Moonpoint Ring’s swing around the hole was flopping up down all ways always, and that was bad. To put it another way, the orbit of the Moonpoint Ring around the wormhole was becoming more and more unstable, and that in turn was destabilizing NaPurHab’s orbital track.
As to howcum Moonpoint Ring’s swing around was failing, Eyeball couldn’t say. It was almost as if the big Windbag Charonians didn’t give no more of a damn. Moonpoint Ring’s orbit had never been more than metastable since the Big Drop, but used to be it had always gotten a noodge back toward equilibrium when things were looking bad. Not now, not no way. Charonians weren’t lifting a finger, or a tentacle, or whatever was they had.

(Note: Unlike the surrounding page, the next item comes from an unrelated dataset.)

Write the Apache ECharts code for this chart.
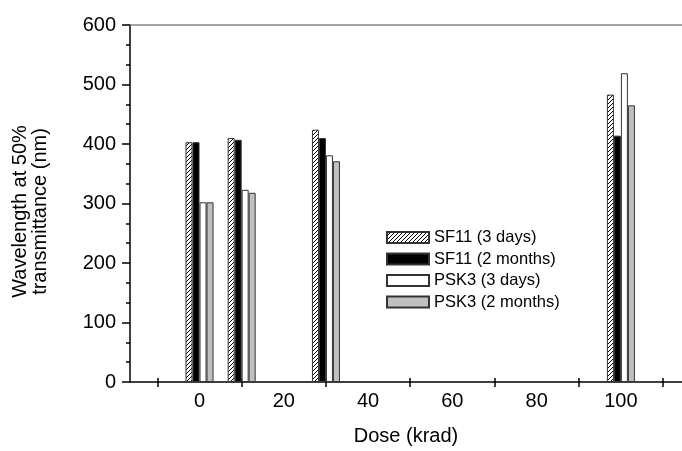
<!DOCTYPE html>
<html>
<head>
<meta charset="utf-8">
<script src="https://cdn.jsdelivr.net/npm/echarts@6/dist/echarts.min.js"></script>
<style>html,body{margin:0;padding:0;background:#fff}#c{width:682px;height:451px}</style>
</head>
<body>
<div id="c"></div>
<script>
const doses = [0, 10, 30, 100];
const sf11_3days = [403, 410, 424, 483];
const sf11_2months = [403, 407, 410, 414];
const psk3_3days = [302, 323, 381, 519];
const psk3_2months = [302, 318, 371, 465];
const seriesNames = ['SF11 (3 days)', 'SF11 (2 months)', 'PSK3 (3 days)', 'PSK3 (2 months)'];
const xTickValues = [-10, 10, 30, 50, 70, 90, 110];
const xLabelValues = [0, 20, 40, 60, 80, 100];

const FONT = "'Liberation Sans', Arial, sans-serif";

function hatch() {
  const c = document.createElement('canvas');
  c.width = 4; c.height = 4;
  const g = c.getContext('2d');
  g.fillStyle = '#fff'; g.fillRect(0, 0, 4, 4);
  g.strokeStyle = '#000'; g.lineWidth = 1;
  g.beginPath();
  g.moveTo(0, 4); g.lineTo(4, 0);
  g.moveTo(-1, 1); g.lineTo(1, -1);
  g.moveTo(3, 5); g.lineTo(5, 3);
  g.stroke();
  return c;
}

const pairs = arr => doses.map((d, i) => [d, arr[i]]);
const fills = [{image: hatch(), repeat: 'repeat'}, '#000000', '#ffffff', '#c0c0c0'];
const datas = [sf11_3days, sf11_2months, psk3_3days, psk3_2months];

const chart = echarts.init(document.getElementById('c'));
const xBase = {type: 'value', min: -16.5, max: 114.5, gridIndex: 0, splitLine: {show: false}};
chart.setOption({
  animation: false,
  textStyle: {fontFamily: FONT},
  grid: {left: 130, right: 0, top: 25, bottom: 65},
  legend: {
    orient: 'vertical', left: 381, top: 224,
    itemWidth: 42, itemHeight: 11, itemGap: 4.5, icon: 'rect',
    textStyle: {fontSize: 16.5, fontFamily: FONT, color: '#000', lineHeight: 17},
    data: seriesNames
  },
  xAxis: [
    Object.assign({}, xBase, {
      position: 'bottom',
      name: 'Dose (krad)', nameLocation: 'middle', nameGap: 44,
      nameTextStyle: {fontSize: 20, color: '#000', fontFamily: FONT},
      axisLine: {onZero: false, lineStyle: {color: '#000', width: 1.5}},
      axisTick: {show: true, inside: false, length: 5, customValues: xTickValues, lineStyle: {color: '#000', width: 1.5}},
      axisLabel: {customValues: xLabelValues, fontSize: 20, color: '#000', margin: 9, fontFamily: FONT}
    }),
    Object.assign({}, xBase, {
      position: 'bottom',
      axisLine: {show: false, onZero: false},
      axisTick: {show: true, inside: true, length: 4, customValues: xTickValues, lineStyle: {color: '#000', width: 1.5}},
      axisLabel: {show: false}
    }),
    Object.assign({}, xBase, {
      position: 'top',
      axisLine: {show: true, onZero: false, lineStyle: {color: '#888', width: 1.5}},
      axisTick: {show: false},
      axisLabel: {show: false}
    })
  ],
  yAxis: {
    type: 'value', min: 0, max: 600, interval: 100,
    name: 'Wavelength at 50%\ntransmittance (nm)', nameLocation: 'middle', nameGap: 80,
    nameTextStyle: {fontSize: 20, color: '#000', lineHeight: 20, fontFamily: FONT, padding: [0, 16, 0, 0]},
    axisLine: {show: true, onZero: false, lineStyle: {color: '#000', width: 1.5}},
    axisTick: {show: true, length: 8, lineStyle: {color: '#000', width: 1.5}},
    minorTick: {show: true, splitNumber: 3, length: 4, lineStyle: {color: '#000', width: 1.5}},
    axisLabel: {fontSize: 20, color: '#000', margin: 14, fontFamily: FONT},
    splitLine: {show: false}
  },
  series: seriesNames.map((n, k) => ({
    name: n, type: 'bar', xAxisIndex: 0, yAxisIndex: 0,
    barWidth: 7, barGap: '0%',
    itemStyle: {color: fills[k], borderColor: '#333', borderWidth: 1},
    data: pairs(datas[k])
  }))
});
</script>
</body>
</html>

And doing all the correct it burns was getting tough. The tanks were getting low. Ever time, it took a bigger and bigger swig of propellant to hold the hab swingaround together. Meantime, it was getting more and more difficult for Earth to top the tank, send refills. God or whoever or whatever bless the straights back on Earth for doing what they could, but weren’t much they could do.
Eyeball could see lines on a chart move good as anyone. Sooner or later, they would not be able to hold it together and the hab would pile it in. And the way things were falling apart, Eyeball had a deep hunch NaPurHab was going to go down soonerthanlater.
Sucked up by a black hole. Not a good way to check out.
Notcool notcool notcool.
“Where she stops, no one wanna know,” Eyeball whispered to herself.
Six
Grail of the Sphere
“Denial is a remarkable thing. With it, all things impossible are made possible, and vice versa. In the years following the Abduction, denial—the refusal to accept the facts of reality—came to be a major survival mechanism not only for individuals, but for society as a whole. Coupled with the refusal to see the Universe as it existed was the determination to see it as it was not, a will to build castles in the air out of what ought to have been.
“After a time, of course, the question became whether the cure was worse than the disease, whether it would indeed be possible for individuals—or society—to survive the survival mechanism.”
The Multisystem Research Institute at Columbia University in the city of New York was a goddamned big hole in the ground, but that was not much of a novelty in mid-twenty-fifth-century New York. Belowground construction had been popular even before the Abduction. Automated Lunar excavating technology had proved to be quite practical on Earth, environmental control was easy underground, and there weren’t many prime abovegrounds available.
After the Abduction, of course, the fad had really taken hold. Post-Abduction New York was even moodier and more paranoid than the city had been in times past. People wanted to hide.
Some people had—or pretended to have—reasons for going underground that had nothing to do with the Charonians. Many people felt safer underground. Well, maybe they were safer from street crime and bad weather and that sort of thing. But no one was really thinking about those dangers, even when they talked about them. They simply served as a nice series of plausible reasons for going underground.
Even if there was no real safety underground, people who lived and worked below street level did not have to see the sky. That was the major attraction. Underground living was downright fashionable.
However, there was such a thing as overdoing it—and that’s what MRI had done. Such was Sianna’s first thought every morning as she stepped into the high-speed elevator. She was early this morning, and all alone in the elevator car. Somehow that made it worse. She stood with her back to the rear wall of the car and reached out to either side. She wrapped both her hands tightly around the waist-high guardrail, and let her breath out slowly.